According to Baker McKenzie’s ‘Global Transactions Forecast’, lawyers should expect a less prosperous 2017 thanks to persisting economic uncertainty.
This uncertainty has a number of roots, two of which will not come as surprises to our readers. The report explains:
Following the US presidential election in November, financial markets have been bouyed by President Donald Trump’s pledges to cut taxes and boost infrastructure spending. But it remains unclear to what degree the new administration will pursue campaign promises to implement protectionist trade policies and increase the deportation of illegal immigrants. Moreover, as the UK government prepares to trigger Article 50 in March 2017, uncertainty about the UK’s future relationship with Europe will persist well into 2018.

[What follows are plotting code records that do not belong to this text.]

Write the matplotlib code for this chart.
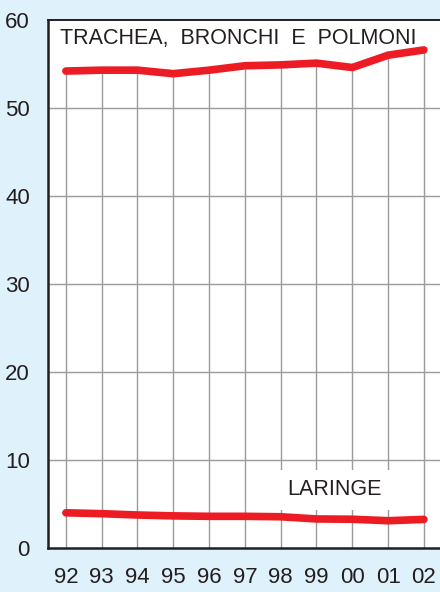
import matplotlib
matplotlib.use("Agg")
import matplotlib.pyplot as plt

years = ["92", "93", "94", "95", "96", "97", "98", "99", "00", "01", "02"]
trachea = [54.2, 54.3, 54.3, 53.9, 54.3, 54.8, 54.9, 55.1, 54.6, 56.0, 56.6]
laringe = [4.0, 3.9, 3.75, 3.65, 3.6, 3.6, 3.55, 3.3, 3.27, 3.1, 3.25]
yticks = [0, 10, 20, 30, 40, 50, 60]

bg = "#DFF1FB"
red = "#ED1C24"
txt = "#231F20"
grid = "#9A9A9A"

plt.rcParams['font.family'] = ['Liberation Sans', 'DejaVu Sans']

fig = plt.figure(figsize=(4.40, 5.92), dpi=100, facecolor=bg)
ax = fig.add_axes([48/440, 44/592, 392/440, 528/592])
ax.set_facecolor("white")

x = list(range(len(years)))
ax.set_xlim(-0.5, len(years) - 0.55)
ax.set_ylim(0, 60)

for yv in yticks[1:-1]:
    ax.axhline(yv, color=grid, lw=1.0, zorder=1)
ax.vlines(x, 0, trachea, color=grid, lw=1.0, zorder=1)

ax.plot(x, trachea, color=red, lw=5.5, solid_capstyle="round", solid_joinstyle="round", zorder=3)
ax.plot(x, laringe, color=red, lw=5.5, solid_capstyle="round", solid_joinstyle="round", zorder=3)

ax.text(-0.17, 57.9, "TRACHEA,  BRONCHI  E  POLMONI", fontsize=15.5, color=txt,
        va="center", ha="left", zorder=4)
ax.text(7.5, 6.6, "LARINGE", fontsize=15.5, color=txt, va="center", ha="center", zorder=4,
        bbox=dict(facecolor="white", edgecolor="none", pad=7))

ax.set_xticks(x)
ax.set_xticklabels(years)
ax.set_yticks(yticks)
ax.tick_params(axis="both", length=0, labelsize=16, labelcolor=txt)
ax.tick_params(axis="x", pad=14)
ax.tick_params(axis="y", pad=13)

for s in ["left", "bottom", "top"]:
    ax.spines[s].set_color(txt)
    ax.spines[s].set_linewidth(1.8)
ax.spines["top"].set_linewidth(1.4)
ax.spines["right"].set_visible(False)

fig.savefig("out.png", dpi=100, facecolor=bg)
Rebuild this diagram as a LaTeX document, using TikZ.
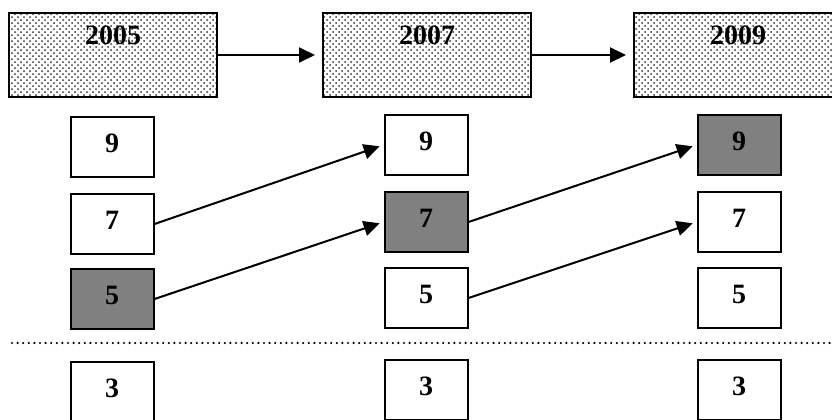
\documentclass[tikz,border=0pt]{standalone}
\usepackage{fontspec}
\setmainfont{Liberation Serif}
\usepackage{tikz}
\usetikzlibrary{arrows.meta,patterns}

\tikzset{
  annee/.style={draw, line width=1pt, preaction={fill=white}, pattern=crosshatch dots,
    pattern color=black!80, minimum width=104pt, inner sep=0pt,
    text height=15.6pt, text depth=26.4pt, font=\bfseries\fontsize{14}{16}\selectfont},
  case/.style={draw, line width=1pt, fill=white, minimum width=41.5pt, inner sep=0pt,
    text height=17.6pt, text depth=12.4pt, font=\bfseries\fontsize{14}{16}\selectfont},
  choix/.style={case, fill=black!50},
  fleche/.style={-{Triangle[length=8pt,width=7.5pt]}, line width=1pt},
  pointille/.style={line width=1.2pt, line cap=round, dash pattern=on 0pt off 2.8pt}
}

\begin{document}
\begin{tikzpicture}[x=0.5pt,y=-0.5pt]
\useasboundingbox (0,0) rectangle (832,419);

% Annees
\node[annee] (a2005) at (113,55) {2005};
\node[annee] (a2007) at (427,55) {2007};
\node[annee] (a2009) at (738,55) {2009};
\draw[fleche, shorten >=3.5pt] (a2005) -- (a2007);
\draw[fleche, shorten >=3.5pt] (a2007) -- (a2009);

% 2005
\node[case]  (c1-9) at (112,147) {9};
\node[case]  (c1-7) at (112,224) {7};
\node[choix] (c1-5) at (112,299) {5};
\node[case]  (c1-3) at (112,392) {3};

% 2007
\node[case]  (c2-9) at (426,145) {9};
\node[choix] (c2-7) at (426,222) {7};
\node[case]  (c2-5) at (426,298) {5};
\node[case]  (c2-3) at (426,390) {3};

% 2009
\node[choix] (c3-9) at (739,145) {9};
\node[case]  (c3-7) at (739,222) {7};
\node[case]  (c3-5) at (739,298) {5};
\node[case]  (c3-3) at (739,390) {3};

% Passages
\draw[fleche, shorten >=2pt] (c1-7.east) -- (c2-9.west);
\draw[fleche, shorten >=2pt] (c1-5.east) -- (c2-7.west);
\draw[fleche, shorten >=2pt] (c2-7.east) -- (c3-9.west);
\draw[fleche, shorten >=2pt] (c2-5.east) -- (c3-7.west);

% Separation
\coordinate (sg) at (12,343);
\coordinate (sd) at (832,343);
\draw[pointille] (sg) -- (sd);

\end{tikzpicture}
\end{document}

This uncertainty will have an impact on global markets. The international outfit — which recently dropped its ampersand — predicts mergers and acquisitions (M&A) activity across the world will topple from $2.8 trillion (£2.3 trillion) in 2016 to $2.5 trillion (£2.1 trillion) in 2017.
In the UK specifically, the firm reckons M&A values will fall to $125 billion (£104 billion) in 2017 — down more than 60% from $340 billion (£282 billion) in 2016.
However, it seems this doom and gloom will not be felt by the rest of Europe:
We forecast deal values in Europe excluding the UK to rise from $319 billion (£264 billion) in 2016 to $459 billion (£380 billion) in 2017, and on to a peak of $613 billion (£508 billion) in 2018.
On the world stage, Baker McKenzie forecasts things will gather pace “once greater clarity emerges”. Global M&A activity, it predicts, will “pick up to a peak of $3 trillion (£2.5 trillion) in 2018”.
This forecast comes at the same time the Law Society has gone public with its Brexit fears, particularly over the UK solicitor title and its desirability post-Brexit.
Under EU law, UK lawyers are currently allowed to practise in other Member States which, the Law Society says, “provides a simple, predictable and uniform system of commercial and physical presence across the EU”.
Once the UK withdraws from the EU, Law Society members predict UK law firms and US firms based in the UK “may still” be able to practise in other Members States, but it will be “more complicated and costly” to do so. A “significant side effect” of this is that:
US law firms would have fewer incentives to employ UK qualified lawyers as a way to access European markets or EU practice areas, for example European competition, state aid and procurement work. The UK solicitor title might therefore be less desirable for US law firms.
The society has urged Brexit negotiations to support the legal sector, recommending that UK lawyers should maintain the right to practise in other Member States. As well as this, the report suggests the UK government should “provide legal certainty” by, for example, publishing a draft Great Repeal Bill.